- _Exercise description_
Find each line containing the string "this" and return it.

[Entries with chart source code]
-----
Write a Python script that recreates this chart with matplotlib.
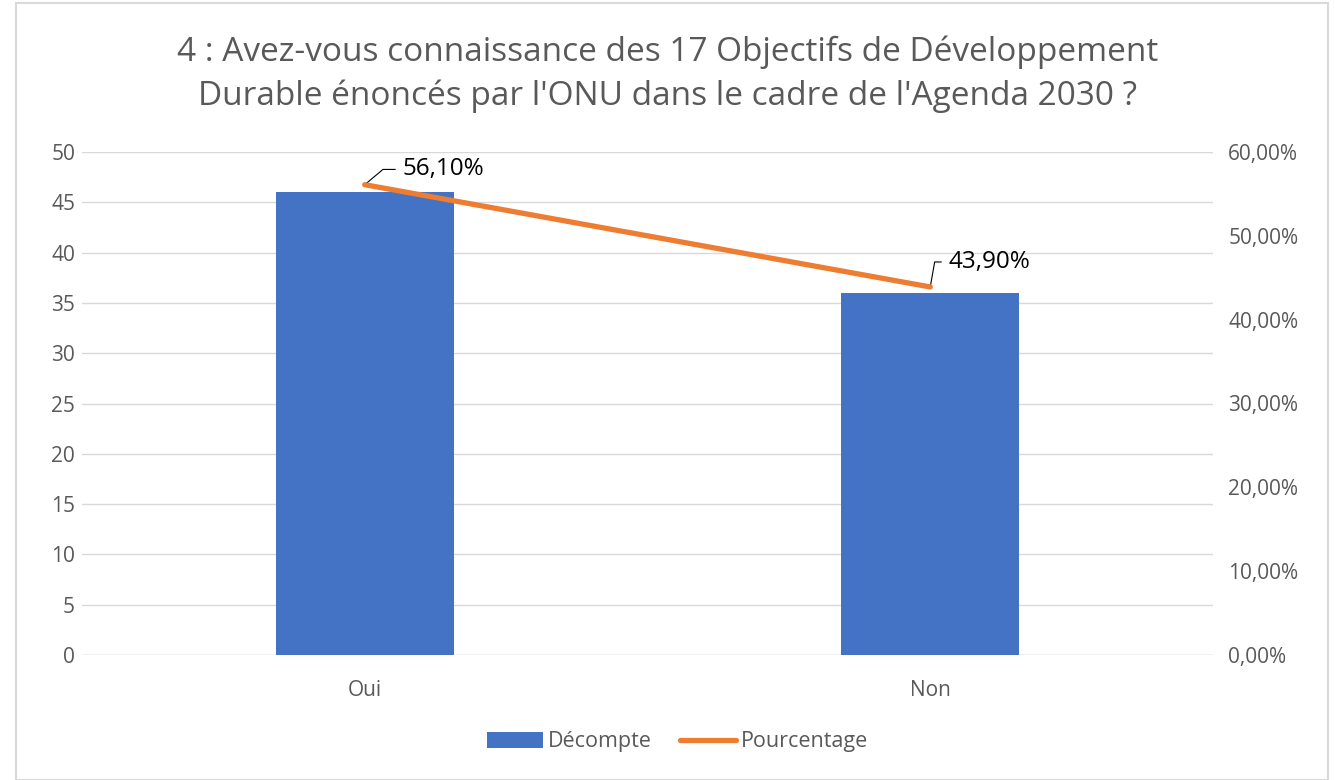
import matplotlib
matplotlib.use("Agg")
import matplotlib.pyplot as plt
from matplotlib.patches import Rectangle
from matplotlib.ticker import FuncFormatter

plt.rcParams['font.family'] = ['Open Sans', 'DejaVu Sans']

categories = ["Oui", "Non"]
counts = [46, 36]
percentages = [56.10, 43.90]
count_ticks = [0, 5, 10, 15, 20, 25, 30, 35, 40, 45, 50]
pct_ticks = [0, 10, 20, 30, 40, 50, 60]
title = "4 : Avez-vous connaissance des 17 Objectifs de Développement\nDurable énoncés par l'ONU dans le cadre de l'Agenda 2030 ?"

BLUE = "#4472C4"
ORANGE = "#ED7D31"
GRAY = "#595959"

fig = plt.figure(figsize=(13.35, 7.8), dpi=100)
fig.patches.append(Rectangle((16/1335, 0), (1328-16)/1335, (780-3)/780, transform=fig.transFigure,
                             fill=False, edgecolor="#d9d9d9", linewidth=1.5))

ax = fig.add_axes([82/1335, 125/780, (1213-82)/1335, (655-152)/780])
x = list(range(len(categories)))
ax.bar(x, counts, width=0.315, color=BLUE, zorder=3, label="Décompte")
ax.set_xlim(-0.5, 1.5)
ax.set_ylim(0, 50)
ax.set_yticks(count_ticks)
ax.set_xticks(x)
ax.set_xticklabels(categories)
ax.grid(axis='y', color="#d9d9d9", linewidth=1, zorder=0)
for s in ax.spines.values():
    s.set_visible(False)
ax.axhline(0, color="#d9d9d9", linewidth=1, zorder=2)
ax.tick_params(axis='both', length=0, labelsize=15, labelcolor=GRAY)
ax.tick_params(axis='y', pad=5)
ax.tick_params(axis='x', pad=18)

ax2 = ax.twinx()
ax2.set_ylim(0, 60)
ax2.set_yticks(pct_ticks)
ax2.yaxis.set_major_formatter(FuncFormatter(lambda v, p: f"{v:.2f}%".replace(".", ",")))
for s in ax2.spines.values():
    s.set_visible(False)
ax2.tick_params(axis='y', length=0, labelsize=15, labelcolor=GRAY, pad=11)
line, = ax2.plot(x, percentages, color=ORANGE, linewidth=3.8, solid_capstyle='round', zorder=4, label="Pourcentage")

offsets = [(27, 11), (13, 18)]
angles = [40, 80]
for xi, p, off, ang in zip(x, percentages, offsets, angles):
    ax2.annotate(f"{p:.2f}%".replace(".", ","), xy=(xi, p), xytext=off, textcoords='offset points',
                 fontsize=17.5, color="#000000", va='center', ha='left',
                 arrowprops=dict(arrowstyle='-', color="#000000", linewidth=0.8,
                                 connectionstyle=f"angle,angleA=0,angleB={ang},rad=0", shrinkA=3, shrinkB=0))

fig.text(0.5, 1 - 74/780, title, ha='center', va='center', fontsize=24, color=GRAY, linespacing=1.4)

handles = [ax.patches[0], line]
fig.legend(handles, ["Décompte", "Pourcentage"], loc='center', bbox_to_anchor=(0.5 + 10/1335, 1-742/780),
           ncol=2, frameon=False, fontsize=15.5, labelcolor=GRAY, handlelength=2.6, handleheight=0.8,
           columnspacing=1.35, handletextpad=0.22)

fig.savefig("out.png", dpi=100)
-----
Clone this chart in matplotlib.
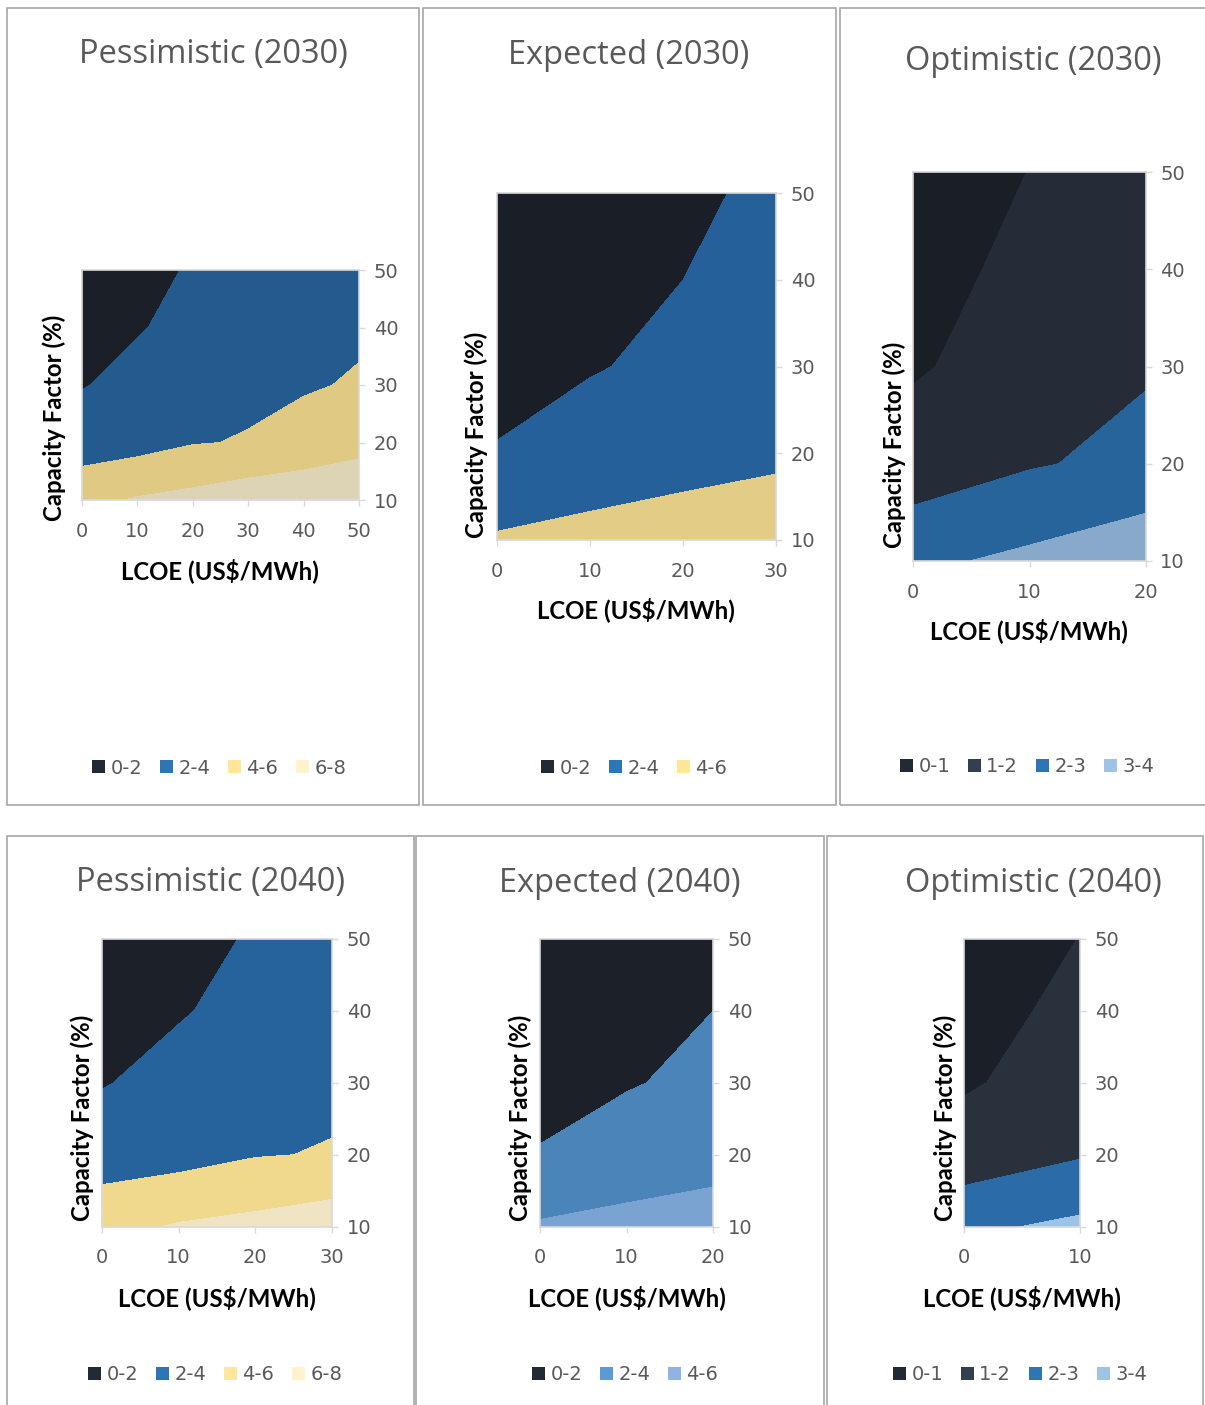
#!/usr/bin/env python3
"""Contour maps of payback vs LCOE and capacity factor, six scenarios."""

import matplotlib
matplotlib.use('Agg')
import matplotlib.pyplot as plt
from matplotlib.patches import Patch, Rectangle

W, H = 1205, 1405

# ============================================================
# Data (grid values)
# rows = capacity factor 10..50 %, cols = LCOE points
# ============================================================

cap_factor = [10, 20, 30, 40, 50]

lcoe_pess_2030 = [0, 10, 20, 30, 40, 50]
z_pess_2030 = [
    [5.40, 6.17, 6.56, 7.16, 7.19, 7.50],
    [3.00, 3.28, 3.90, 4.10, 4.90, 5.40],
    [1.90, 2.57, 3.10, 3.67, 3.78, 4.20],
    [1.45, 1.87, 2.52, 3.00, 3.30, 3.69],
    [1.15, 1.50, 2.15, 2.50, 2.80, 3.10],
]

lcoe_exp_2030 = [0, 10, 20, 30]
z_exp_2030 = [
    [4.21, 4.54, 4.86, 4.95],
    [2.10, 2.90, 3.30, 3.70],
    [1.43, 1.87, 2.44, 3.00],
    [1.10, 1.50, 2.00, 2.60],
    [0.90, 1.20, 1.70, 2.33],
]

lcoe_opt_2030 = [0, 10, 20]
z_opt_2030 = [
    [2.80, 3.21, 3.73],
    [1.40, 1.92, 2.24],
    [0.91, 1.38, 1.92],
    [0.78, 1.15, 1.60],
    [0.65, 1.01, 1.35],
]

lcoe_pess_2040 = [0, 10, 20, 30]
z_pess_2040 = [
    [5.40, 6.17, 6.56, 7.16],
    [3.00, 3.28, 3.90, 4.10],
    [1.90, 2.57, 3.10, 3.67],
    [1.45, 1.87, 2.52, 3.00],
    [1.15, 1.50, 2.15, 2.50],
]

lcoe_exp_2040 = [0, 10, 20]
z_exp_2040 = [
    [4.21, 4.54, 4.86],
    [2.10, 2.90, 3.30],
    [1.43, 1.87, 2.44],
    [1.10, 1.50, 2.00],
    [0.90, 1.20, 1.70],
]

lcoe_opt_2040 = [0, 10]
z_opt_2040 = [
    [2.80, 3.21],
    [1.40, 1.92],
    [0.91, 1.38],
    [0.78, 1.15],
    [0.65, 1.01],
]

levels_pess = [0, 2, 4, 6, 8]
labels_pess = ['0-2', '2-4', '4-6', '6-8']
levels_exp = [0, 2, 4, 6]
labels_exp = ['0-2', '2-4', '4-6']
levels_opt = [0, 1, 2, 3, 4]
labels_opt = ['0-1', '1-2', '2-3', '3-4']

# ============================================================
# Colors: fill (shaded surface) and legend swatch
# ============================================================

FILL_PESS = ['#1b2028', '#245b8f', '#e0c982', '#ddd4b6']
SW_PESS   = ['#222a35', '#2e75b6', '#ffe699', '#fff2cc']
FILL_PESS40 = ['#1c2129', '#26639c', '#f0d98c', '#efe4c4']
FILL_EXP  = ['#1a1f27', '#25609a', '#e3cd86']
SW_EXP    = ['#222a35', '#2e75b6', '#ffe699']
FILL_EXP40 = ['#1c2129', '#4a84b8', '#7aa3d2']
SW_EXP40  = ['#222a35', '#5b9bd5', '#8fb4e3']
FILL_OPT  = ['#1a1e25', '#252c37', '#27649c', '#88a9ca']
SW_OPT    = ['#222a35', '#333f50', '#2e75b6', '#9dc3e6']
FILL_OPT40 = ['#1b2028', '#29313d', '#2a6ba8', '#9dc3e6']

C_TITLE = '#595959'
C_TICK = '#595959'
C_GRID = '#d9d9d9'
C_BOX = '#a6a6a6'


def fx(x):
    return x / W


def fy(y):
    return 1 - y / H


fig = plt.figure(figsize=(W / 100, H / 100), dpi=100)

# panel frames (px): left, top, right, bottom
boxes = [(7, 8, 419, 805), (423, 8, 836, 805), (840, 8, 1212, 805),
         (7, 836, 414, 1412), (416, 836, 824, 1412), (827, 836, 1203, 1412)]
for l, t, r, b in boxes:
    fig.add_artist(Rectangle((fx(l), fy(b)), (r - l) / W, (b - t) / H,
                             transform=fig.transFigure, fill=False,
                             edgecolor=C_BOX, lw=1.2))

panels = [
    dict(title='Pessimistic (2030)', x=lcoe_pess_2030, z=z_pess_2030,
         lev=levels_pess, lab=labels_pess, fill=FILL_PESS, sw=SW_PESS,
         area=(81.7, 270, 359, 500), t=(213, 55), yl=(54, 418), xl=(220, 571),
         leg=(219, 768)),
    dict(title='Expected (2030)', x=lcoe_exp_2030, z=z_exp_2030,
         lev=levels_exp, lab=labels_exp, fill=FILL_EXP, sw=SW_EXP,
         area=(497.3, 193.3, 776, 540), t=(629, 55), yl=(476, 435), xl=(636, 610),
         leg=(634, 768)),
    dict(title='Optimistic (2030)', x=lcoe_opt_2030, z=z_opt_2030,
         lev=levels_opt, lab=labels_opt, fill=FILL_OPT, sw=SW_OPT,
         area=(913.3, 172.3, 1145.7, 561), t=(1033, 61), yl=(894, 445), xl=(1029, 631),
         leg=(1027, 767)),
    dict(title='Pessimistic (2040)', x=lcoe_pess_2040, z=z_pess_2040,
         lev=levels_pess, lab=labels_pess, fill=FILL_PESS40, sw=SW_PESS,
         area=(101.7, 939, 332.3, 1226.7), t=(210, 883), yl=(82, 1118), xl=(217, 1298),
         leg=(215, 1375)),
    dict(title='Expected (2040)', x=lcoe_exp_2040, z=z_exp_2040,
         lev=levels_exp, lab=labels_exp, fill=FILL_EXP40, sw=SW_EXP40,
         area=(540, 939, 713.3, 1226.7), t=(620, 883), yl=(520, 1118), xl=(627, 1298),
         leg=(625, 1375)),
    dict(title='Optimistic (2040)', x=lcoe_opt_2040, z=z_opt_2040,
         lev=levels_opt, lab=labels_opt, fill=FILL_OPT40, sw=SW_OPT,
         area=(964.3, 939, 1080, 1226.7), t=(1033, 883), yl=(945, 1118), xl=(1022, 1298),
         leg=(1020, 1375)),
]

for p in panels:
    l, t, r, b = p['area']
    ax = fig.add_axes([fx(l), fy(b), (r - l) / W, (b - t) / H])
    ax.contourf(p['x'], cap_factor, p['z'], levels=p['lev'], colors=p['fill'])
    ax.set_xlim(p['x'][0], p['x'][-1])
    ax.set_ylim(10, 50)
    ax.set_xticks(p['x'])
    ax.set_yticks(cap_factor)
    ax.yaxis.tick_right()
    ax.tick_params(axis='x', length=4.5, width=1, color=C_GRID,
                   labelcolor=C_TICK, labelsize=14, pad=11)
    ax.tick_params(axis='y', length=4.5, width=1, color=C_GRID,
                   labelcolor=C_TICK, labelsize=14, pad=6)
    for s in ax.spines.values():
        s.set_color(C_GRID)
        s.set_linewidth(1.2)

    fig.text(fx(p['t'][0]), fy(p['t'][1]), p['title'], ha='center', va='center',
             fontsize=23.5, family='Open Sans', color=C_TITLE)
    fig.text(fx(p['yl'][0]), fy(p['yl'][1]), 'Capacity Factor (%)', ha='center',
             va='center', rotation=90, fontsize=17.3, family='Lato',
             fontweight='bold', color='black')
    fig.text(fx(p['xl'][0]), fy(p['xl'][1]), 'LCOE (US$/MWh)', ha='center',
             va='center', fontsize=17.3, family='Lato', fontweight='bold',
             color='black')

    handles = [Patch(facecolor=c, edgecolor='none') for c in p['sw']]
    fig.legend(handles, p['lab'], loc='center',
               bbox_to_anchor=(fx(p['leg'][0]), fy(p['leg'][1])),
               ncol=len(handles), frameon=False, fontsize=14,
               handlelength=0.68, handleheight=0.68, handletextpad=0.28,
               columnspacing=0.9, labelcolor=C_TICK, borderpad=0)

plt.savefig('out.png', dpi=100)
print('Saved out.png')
-----
- _Response_
Write a Python script that recreates this chart with matplotlib.
Clone this chart in matplotlib.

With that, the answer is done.